NASA Is Trying to Save a $500 Million Satellite — in Record Time

Ten months ago, NASA asked three companies a question nobody had answered before: can you build and launch a satellite to rescue a $500 million astronomy mission that’s slowly falling out of orbit? And can you do it in under a year on a tight budget?

Katalyst Space Technologies, a startup founded in 2020, said yes. “They came back with a response that was technically and programmatically plausible, and then we were like, ‘Yeah, let’s do it,'” said Shawn Domagal-Goldman, director of NASA’s astrophysics division.

The mission target is Swift — a space telescope launched in 2004 that’s been doing groundbreaking work studying gamma-ray bursts for over two decades. Its orbit has been decaying, and without intervention, it would eventually burn up in the atmosphere.
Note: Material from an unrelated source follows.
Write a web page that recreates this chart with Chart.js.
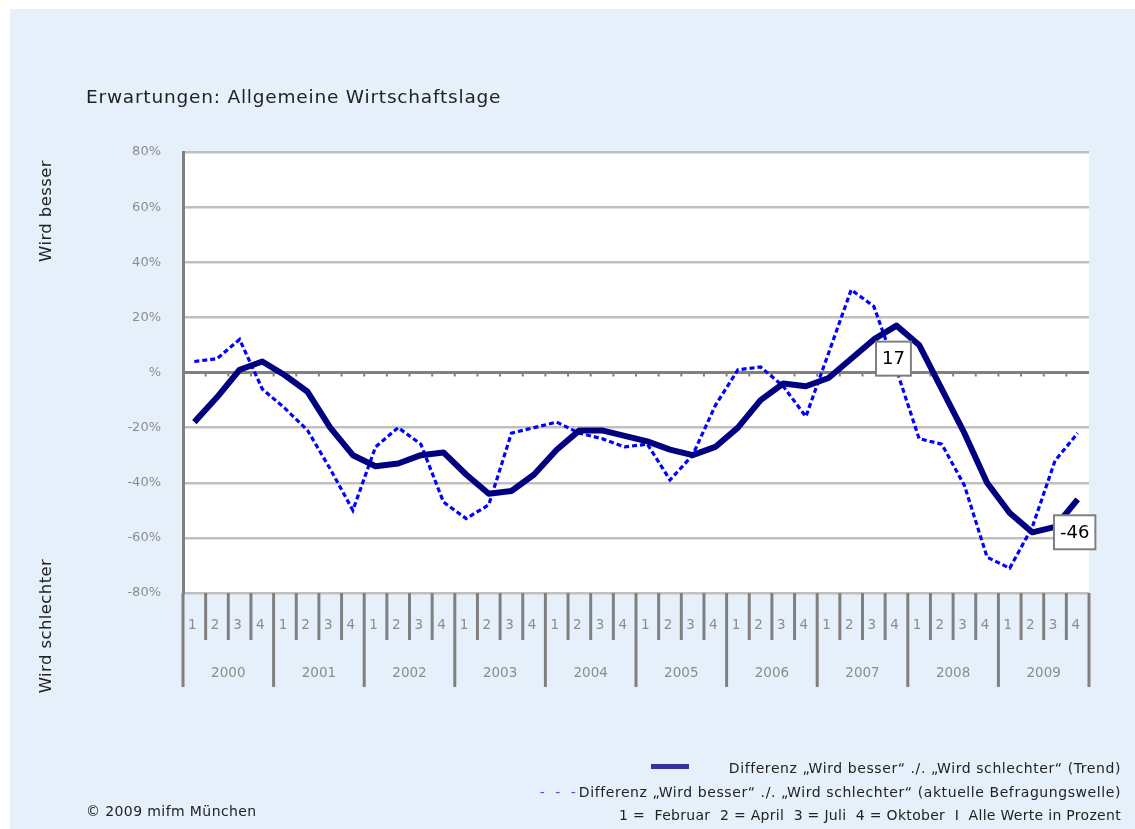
<!DOCTYPE html>
<html>
<head>
<meta charset="utf-8">
<script src="https://cdn.jsdelivr.net/npm/chart.js@4.4.1/dist/chart.umd.min.js"></script>
<style>
  body { margin: 0; background: #fff; width: 1135px; height: 829px; overflow: hidden; font-family: "DejaVu Sans", sans-serif; }
  #panel { position: absolute; left: 10px; top: 9px; width: 1125px; height: 820px; background: #e6f0fa; }
  canvas { position: absolute; left: 0; top: 0; }
  .txt { position: absolute; white-space: nowrap; color: #222; }
  .rot { transform: translate(-50%, -50%) rotate(-90deg); font-size: 16.5px; letter-spacing: 0.4px; }
  #legend { position: absolute; right: 14px; top: 757px; text-align: right; font-size: 14px; color: #222; line-height: 23.5px; }
  #legend .l { letter-spacing: 0.58px; }
  #legend .n { letter-spacing: 0.3px; }
  .swatch { display: inline-block; width: 38px; height: 5px; background: #333399; vertical-align: middle; margin-right: 40px; position: relative; top: -3px; }
  .dash { color: #3355ff; letter-spacing: 3px; }
</style>
</head>
<body>
<div id="panel"></div>
<canvas id="chart" width="1135" height="829"></canvas>
<div class="txt" style="left:86px; top:86px; font-size:18.5px; letter-spacing:0.8px;">Erwartungen: Allgemeine Wirtschaftslage</div>
<div class="txt rot" style="left:45px; top:211px;">Wird besser</div>
<div class="txt rot" style="left:45px; top:626px;">Wird schlechter</div>
<div id="legend">
  <div class="l"><span class="swatch"></span>Differenz „Wird besser“ ./. „Wird schlechter“ (Trend)</div>
  <div class="l"><span class="dash">- - -</span>Differenz „Wird besser“ ./. „Wird schlechter“ (aktuelle Befragungswelle)</div>
  <div class="n">1 =&nbsp; Februar&nbsp; 2 = April&nbsp; 3 = Juli&nbsp; 4 = Oktober&nbsp; I&nbsp; Alle Werte in Prozent</div>
</div>
<div class="txt" style="left:86px; top:803px; font-size:14px; letter-spacing:0.4px;">© 2009 mifm München</div>

<script>
// Quartale 2000 - 2009
const years = ['2000', '2001', '2002', '2003', '2004', '2005', '2006', '2007', '2008', '2009'];
const quarters = ['1', '2', '3', '4'];

// Differenz "Wird besser" ./. "Wird schlechter" (Trend)
const trend = [-18, -9, 1, 4, -1, -7, -20, -30, -34, -33, -30, -29, -37, -44, -43, -37,
    -28, -21, -21, -23, -25, -28, -30, -27, -20, -10, -4, -5, -2, 5, 12, 17,
    10, -6, -22, -40, -51, -58, -56, -46];

// Differenz (aktuelle Befragungswelle)
const wave = [4, 5, 12, -6, -13, -21, -35, -50, -27, -20, -26, -47, -53, -48, -22, -20,
    -18, -22, -24, -27, -26, -39, -30, -12, 1, 2, -5, -16, 7, 30, 24, 1,
    -24, -26, -41, -67, -71, -56, -32, -22];

const yTicks = [80, 60, 40, 20, 0, -20, -40, -60, -80];
const boxedPoints = [31, 39]; // Werte mit Kasten

const labels = [];
years.forEach(y => quarters.forEach(q => labels.push(y + '/' + q)));

const decor = {
    id: 'decor',
    beforeDraw(chart) {
        const { ctx, chartArea: a } = chart;
        ctx.save();
        ctx.fillStyle = '#fff';
        ctx.fillRect(a.left, a.top, a.right - a.left, a.bottom - a.top);
        ctx.restore();
    },
    beforeDatasetsDraw(chart) {
        const { ctx, scales } = chart;
        const x = scales.x, y = scales.y;
        const y0 = y.getPixelForValue(0);
        // kleine Striche an der Nulllinie
        ctx.save();
        ctx.strokeStyle = '#808080';
        ctx.lineWidth = 2;
        for (let i = 1; i < labels.length; i++) {
            const xb = (x.getPixelForValue(i - 1) + x.getPixelForValue(i)) / 2;
            ctx.beginPath();
            ctx.moveTo(xb, y0);
            ctx.lineTo(xb, y0 + 4);
            ctx.stroke();
        }
        ctx.restore();
    },
    afterDraw(chart) {
        const { ctx, scales, chartArea: a } = chart;
        const x = scales.x;
        const half = (x.getPixelForValue(1) - x.getPixelForValue(0)) / 2;

        ctx.save();
        // Trennstriche unter der Achse
        ctx.strokeStyle = '#808080';
        ctx.lineWidth = 3;
        for (let i = 0; i <= labels.length; i++) {
            const xb = i < labels.length ? x.getPixelForValue(i) - half : x.getPixelForValue(i - 1) + half;
            const long = i % 4 === 0;
            ctx.beginPath();
            ctx.moveTo(xb, a.bottom);
            ctx.lineTo(xb, a.bottom + (long ? 94 : 47));
            ctx.stroke();
        }
        // Quartals- und Jahresbeschriftung
        ctx.fillStyle = '#8c8c8c';
        ctx.textAlign = 'center';
        ctx.textBaseline = 'middle';
        ctx.font = '13.5px "DejaVu Sans"';
        labels.forEach((l, i) => {
            ctx.fillText(quarters[i % 4], x.getPixelForValue(i) - 2, a.bottom + 32);
        });
        years.forEach((yr, j) => {
            const xc = (x.getPixelForValue(j * 4) + x.getPixelForValue(j * 4 + 3)) / 2;
            ctx.fillText(yr, xc, a.bottom + 80);
        });

        // Wertekästen
        const meta = chart.getDatasetMeta(0);
        ctx.font = '18px "DejaVu Sans"';
        boxedPoints.forEach(i => {
            const p = meta.data[i];
            const txt = String(trend[i]);
            const w = ctx.measureText(txt).width + 12;
            const h = 34;
            const bx = p.x - 3 - w / 2, by = p.y + 16;
            ctx.fillStyle = '#fff';
            ctx.fillRect(bx, by, w, h);
            ctx.strokeStyle = '#808080';
            ctx.lineWidth = 2;
            ctx.strokeRect(bx, by, w, h);
            ctx.fillStyle = '#000';
            ctx.fillText(txt, bx + w / 2, by + h / 2 + 1);
        });
        ctx.restore();
    }
};

new Chart(document.getElementById('chart'), {
    type: 'line',
    data: {
        labels: labels,
        datasets: [{
            label: 'Trend',
            data: trend,
            borderColor: '#000080',
            borderWidth: 6,
            pointRadius: 0,
            tension: 0,
            borderJoinStyle: 'round'
        }, {
            label: 'Befragungswelle',
            data: wave,
            borderColor: '#0000ff',
            borderWidth: 3.2,
            borderDash: [5, 3],
            pointRadius: 0,
            tension: 0
        }]
    },
    options: {
        responsive: false,
        animation: false,
        layout: { padding: { left: 10, right: 46, top: 152, bottom: 236 } },
        plugins: {
            legend: { display: false },
            tooltip: { enabled: false }
        },
        scales: {
            x: { display: false, offset: true },
            y: {
                min: -80,
                max: 80,
                afterFit(scale) { scale.width = 173; },
                afterBuildTicks(scale) { scale.ticks = yTicks.map(v => ({ value: v })); },
                ticks: {
                    color: '#8c8c8c',
                    font: { family: 'DejaVu Sans', size: 13 },
                    padding: 22,
                    callback: v => (v === 0 ? '%' : v + '%')
                },
                grid: {
                    drawTicks: false,
                    color: ctx => (ctx.tick && ctx.tick.value === 0 ? '#808080' : '#c0c0c0'),
                    lineWidth: ctx => (ctx.tick && ctx.tick.value === 0 ? 3 : 2.5)
                },
                border: { color: '#808080', width: 3 }
            }
        }
    },
    plugins: [decor]
});
</script>
</body>
</html>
In September, NASA awarded Katalyst a $30 million contract to build, test, and launch a small servicing satellite. The plan: Katalyst’s Link spacecraft will chase down Swift in orbit, latch onto it with three robotic arms, and boost it back to a safe operating altitude so it can keep doing science.

Easier said than done. Nobody’s ever done this kind of robotic satellite servicing on a timeline this tight. The Link spacecraft has to autonomously rendezvous with a satellite that was never designed to be caught, grapple it securely, and then fire its engines to raise the orbit — all without damaging a functioning $500 million observatory.

If it works, it could open the door to a whole new model of satellite servicing in space. If it doesn’t, NASA’s out $30 million and Swift is gone.

The launch window is coming up fast. We’ll know soon enough whether this bold gamble pays off.